> **Extracted entries**
[BEGIN]

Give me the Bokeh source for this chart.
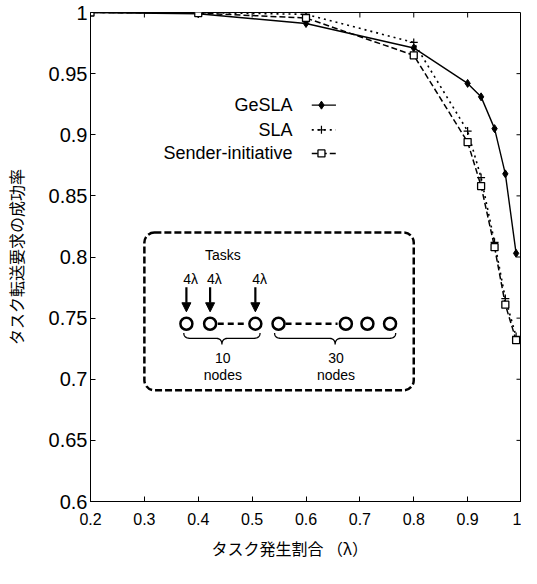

[END]
[BEGIN]

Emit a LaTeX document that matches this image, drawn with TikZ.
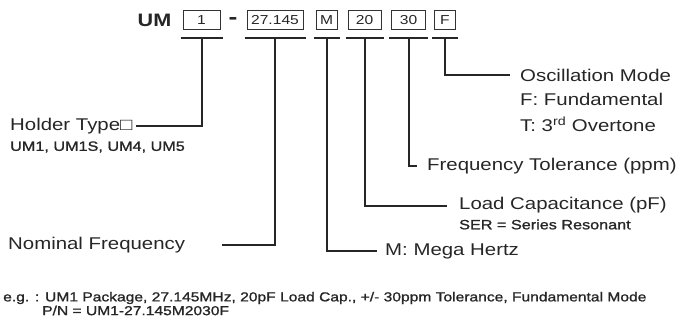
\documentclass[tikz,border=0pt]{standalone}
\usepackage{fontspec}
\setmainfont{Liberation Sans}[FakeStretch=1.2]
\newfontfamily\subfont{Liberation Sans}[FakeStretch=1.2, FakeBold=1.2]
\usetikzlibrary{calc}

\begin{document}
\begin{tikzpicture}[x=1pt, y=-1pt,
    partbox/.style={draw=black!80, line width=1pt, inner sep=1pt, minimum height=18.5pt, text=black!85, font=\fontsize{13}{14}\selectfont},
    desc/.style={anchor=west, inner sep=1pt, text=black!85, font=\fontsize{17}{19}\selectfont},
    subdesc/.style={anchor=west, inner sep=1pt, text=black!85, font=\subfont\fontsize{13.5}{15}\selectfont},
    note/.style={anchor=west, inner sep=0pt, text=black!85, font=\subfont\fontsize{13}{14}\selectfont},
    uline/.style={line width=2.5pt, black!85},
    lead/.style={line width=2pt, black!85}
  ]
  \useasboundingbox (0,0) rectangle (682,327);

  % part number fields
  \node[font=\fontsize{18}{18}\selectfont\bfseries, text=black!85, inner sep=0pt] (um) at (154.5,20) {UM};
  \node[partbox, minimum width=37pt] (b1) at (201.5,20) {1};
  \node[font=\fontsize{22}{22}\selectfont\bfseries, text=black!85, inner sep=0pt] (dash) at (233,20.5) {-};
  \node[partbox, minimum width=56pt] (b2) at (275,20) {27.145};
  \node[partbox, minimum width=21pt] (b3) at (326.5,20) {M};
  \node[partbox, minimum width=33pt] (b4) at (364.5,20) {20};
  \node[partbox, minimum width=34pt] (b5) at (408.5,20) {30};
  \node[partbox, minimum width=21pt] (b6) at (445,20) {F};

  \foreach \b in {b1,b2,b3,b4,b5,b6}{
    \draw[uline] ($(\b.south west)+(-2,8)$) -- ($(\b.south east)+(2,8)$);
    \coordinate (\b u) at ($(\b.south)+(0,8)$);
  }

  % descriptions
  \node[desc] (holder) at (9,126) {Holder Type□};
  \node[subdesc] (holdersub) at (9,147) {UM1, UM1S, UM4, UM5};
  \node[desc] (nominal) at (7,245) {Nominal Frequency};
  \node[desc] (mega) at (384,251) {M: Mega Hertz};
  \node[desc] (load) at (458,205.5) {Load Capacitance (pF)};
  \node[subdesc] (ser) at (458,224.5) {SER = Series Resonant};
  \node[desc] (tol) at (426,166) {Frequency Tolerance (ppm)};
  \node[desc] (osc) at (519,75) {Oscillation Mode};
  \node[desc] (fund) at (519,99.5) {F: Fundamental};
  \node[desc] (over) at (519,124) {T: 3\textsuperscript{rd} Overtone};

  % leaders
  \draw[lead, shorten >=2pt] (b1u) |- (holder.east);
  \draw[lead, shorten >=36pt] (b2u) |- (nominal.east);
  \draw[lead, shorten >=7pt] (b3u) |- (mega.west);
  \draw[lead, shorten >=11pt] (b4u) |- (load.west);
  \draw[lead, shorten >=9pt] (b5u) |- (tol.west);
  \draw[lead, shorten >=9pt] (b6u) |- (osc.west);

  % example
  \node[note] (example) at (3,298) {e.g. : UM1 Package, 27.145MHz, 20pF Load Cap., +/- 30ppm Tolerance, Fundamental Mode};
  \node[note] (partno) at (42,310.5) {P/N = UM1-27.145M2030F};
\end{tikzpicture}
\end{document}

[END]
[BEGIN]

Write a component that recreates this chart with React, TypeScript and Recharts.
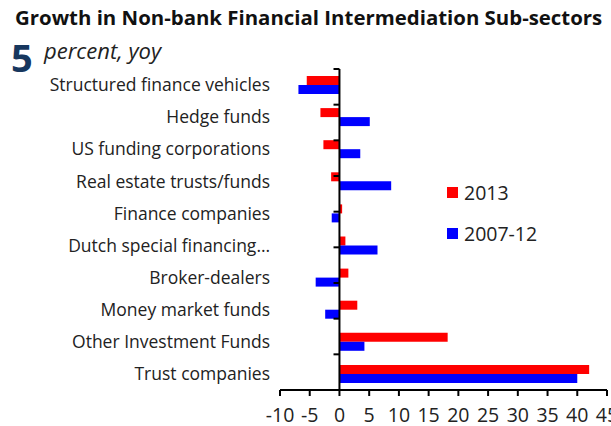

[END]

> **Task directions**
Locate the word "this" in the records above, and return each line that has it.

> **Answer to the problem**
Give me the Bokeh source for this chart.
Emit a LaTeX document that matches this image, drawn with TikZ.
Write a component that recreates this chart with React, TypeScript and Recharts.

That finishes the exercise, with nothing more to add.